The Emerging Alliance in Pakistan: A Strategic Hedge Against India’s Aggression
The Middle East and South Asia are undergoing silent yet radical change. International partnerships are changing and traditional inflexible frameworks of the Cold War are evaporating. The great...
The Middle East and South Asia are undergoing silent yet radical change. International partnerships are changing and traditional inflexible frameworks of the Cold War are evaporating. The great powers are struggling to gain influence and countries in the region are trying to establish their interests. Partnerships today are dynamic, based on practical necessities, economic facts and common instability anxieties. Countries that used to be highly dependent on the West are also diversifying and establishing networks that are more concerned with independence than ideology. This shift to a more multipolar world in which power is shared between several actors is not just about trade agreements or diplomatic relations but redefinition of security in a time of climate crises, cyber threats, and territorial conflicts.
With this evolving situation, a new strategic triangle is emerging in the shape of defence negotiations between Turkiye, Pakistan, and Saudi Arabia. These talks, which were publicly confirmed by Turkiye foreign minister earlier this month, are based on the Saudi-Pakistan defence deal signed in September 2025 that formalized decades of military ties between Riyadh and Islamabad. This framework would make Ankara a three-way alliance which is flexible and not binding, unlike NATO, it would enable it to cooperate without binding commitments.
This is not just a diplomatic victory to Pakistan, a nation with a well-trained military that is ranked 14th in the 2026 Global Firepower Index. It is a strategic lifeline. The economic pressures and instability in the region have placed Islamabad as a stabilizing power in South Asia, which gives deterrence (the capacity to avoid aggression) and operational power credibility. The 2025-26 defence budget of Pakistan is 2.55 trillion rupees (approximately 9 billion dollars) which is 20 percent more than the budget of last year, but still small in comparison with the neighbours. Its military sector is expanding rapidly as well. In 2025, Pakistan concluded agreements worth almost 10 billion dollars, and it is estimated to be 13 billion dollars, including the sale of JF-17 fighter jets to Libya and Azerbaijan. These exports underscore the rise of Pakistan as a reliable ally to nations in need of affordable and reliable military responses to global supply issues.
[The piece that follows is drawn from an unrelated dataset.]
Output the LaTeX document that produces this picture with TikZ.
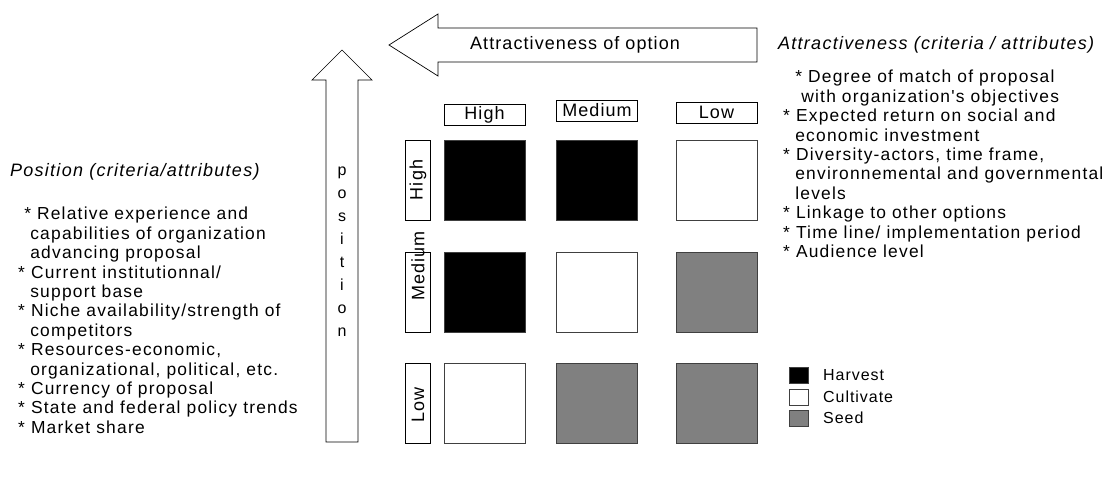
\documentclass[tikz,border=0pt]{standalone}
\usepackage{fontspec}
\setmainfont{Liberation Sans}[LetterSpace=6]
\newfontfamily\widefont{Liberation Sans}[LetterSpace=7]
\begin{document}
\begin{tikzpicture}[x=1pt,y=-1pt,
  cell/.style={draw=black!75,line width=0.8pt,minimum width=81pt,minimum height=80pt,inner sep=0pt},
  hv/.style={cell,fill=black},
  md/.style={cell,fill=black!50},
  lo/.style={cell,fill=white},
  hdr/.style={draw,line width=0.6pt,minimum width=81pt,minimum height=21pt,inner sep=0pt,font=\fontsize{18}{18}\selectfont},
  rlab/.style={draw,line width=0.6pt,minimum width=25pt,minimum height=80pt,inner sep=0pt},
  rtxt/.style={inner sep=0pt,rotate=90,font=\fontsize{18}{18}\selectfont},
  leg/.style={draw=black!75,line width=0.8pt,minimum width=19pt,minimum height=16pt,inner sep=0pt},
  legt/.style={anchor=west,inner sep=0pt,font=\fontsize{16}{16}\selectfont},
  lst/.style={anchor=north west,inner sep=0pt,align=left,font=\fontsize{17.4}{19.4}\widefont},
  ttl/.style={anchor=west,inner sep=0pt,font=\fontsize{18}{18}\widefont\itshape},
  arr/.style={draw,line width=0.7pt,fill=white}
]
\useasboundingbox (0,0) rectangle (1109,487);
% left-pointing arrow
\draw[arr] (389,45) -- (438,14) -- (438,28) -- (757,28) -- (757,62) -- (438,62) -- (438,76) -- cycle;
\node[inner sep=0pt,font=\fontsize{18}{18}\selectfont] (attr) at (575,45) {Attractiveness of option};
% up arrow
\draw[arr] (342,50) -- (372,80) -- (358,80) -- (358,442) -- (326,442) -- (326,80) -- (312,80) -- cycle;
\node[inner sep=0pt,align=center,font=\fontsize{16}{23}\selectfont] (pos) at (342,252) {p\\o\\s\\i\\t\\i\\o\\n};
% column headers
\node[hdr] (cH) at (484.5,114.5) {High};
\node[hdr] (cM) at (597,110.5) {Medium};
\node[hdr] (cL) at (716.5,112.5) {Low};
% row labels
\node[rlab] (rH) at (417.5,180) {};
\node[rlab] (rM) at (417.5,292) {};
\node[rlab] (rL) at (417.5,403.5) {};
\node[rtxt] (tH) at (418,180) {High};
\node[rtxt] (tM) at (418,266) {Medium};
\node[rtxt] (tL) at (418,405) {Low};
% grid
\node[hv] (c11) at (484.5,180) {};
\node[hv] (c12) at (597,180) {};
\node[lo] (c13) at (716.5,180) {};
\node[hv] (c21) at (484.5,292) {};
\node[lo] (c22) at (597,292) {};
\node[md] (c23) at (716.5,292) {};
\node[lo] (c31) at (484.5,403.5) {};
\node[md] (c32) at (597,403.5) {};
\node[md] (c33) at (716.5,403.5) {};
% legend
\node[leg,fill=black] (lg1) at (798.5,375) {};
\node[leg,fill=white] (lg2) at (798.5,397) {};
\node[leg,fill=black!50] (lg3) at (798.5,418) {};
\node[legt] (lt1) at (823,375) {Harvest};
\node[legt] (lt2) at (823,397) {Cultivate};
\node[legt] (lt3) at (823,418) {Seed};
% right text
\node[ttl] (rt) at (778,45) {Attractiveness (criteria / attributes)};
\node[lst] (rlist) at (783,70) {\ \ * Degree of match of proposal\\
\ \ \ with organization's objectives\\
* Expected return on social and\\
\ \ economic investment\\
* Diversity-actors, time frame,\\
\ \ environnemental and governmental\\
\ \ levels\\
* Linkage to other options\\
* Time line/ implementation period\\
* Audience level};
% left text
\node[ttl] (lt) at (10,172) {Position (criteria/attributes)};
\node[lst] (llist) at (18,207) {\ * Relative experience and\\
\ \ capabilities of organization\\
\ \ advancing proposal\\
* Current institutionnal/\\
\ \ support base\\
* Niche availability/strength of\\
\ \ competitors\\
* Resources-economic,\\
\ \ organizational, political, etc.\\
* Currency of proposal\\
* State and federal policy trends\\
* Market share};
\end{tikzpicture}
\end{document}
India on the other hand seems to be playing a regional domination game. On 19 January 2026, New Delhi signed a letter of intent with the United Arab Emirates to increase defence and security partnership, which includes industrial partnership and maritime safety. This is after signing a three billion LNG deal and intending to expand bilateral trade to 200 billion by 2032. The defence budget of India in 2025-26 is 6.81 lakh crore (approximately 81 billion), almost nine times that of Pakistan, or 1.9 percent of its GDP. A good part of this expenditure contributes to arms race instead of stability in the region.
The Turkiye-Pakistan-Saudi Arabia alliance is not on the issue of opposing Israel or the UAE as some critics might want to believe. It is concerning the establishment of security as a reaction to instability created by Indian policies in Kashmir. In November 2025, a UN report expressed concern about the militancy of India, noting that it violated human rights and involved mass arrests, raids, and property seizures in the wake of the April 2025 false flag Pahalgam incident. Discrimination, unlawful demolition of minority property, and the application of outdated colonial-era laws to quash dissent were also reported by Human Rights Watch in their 2025 World Report. In the years 2024-2025, more than 8,000 arbitrary arrests were noted. Such moves have not only estranged Kashmiris but have also attracted the wrath of international community including the Asian Forum of Human Rights and Development, which demanded protection of the rights of Kashmiri in the precarious ceasefire. These types of violence necessitate the formation of alliances by neighbours such as Pakistan to enhance collective security without creating conflict.
Pakistan is playing a mature game of diplomacy in this intricate network of alliances with Turkiye and Saudi Arabia. As Saudi Arabia aims to gain strategic independence via Vision 2030, and Turkiye aims to restore its regional relationships, this three-way alliance may balance the aspirations of India and help to create a multipolar system in which no one power prevails. Such adaptive alliances that focus on dialogue rather than domination and fairness rather than coercion can be the future of the region.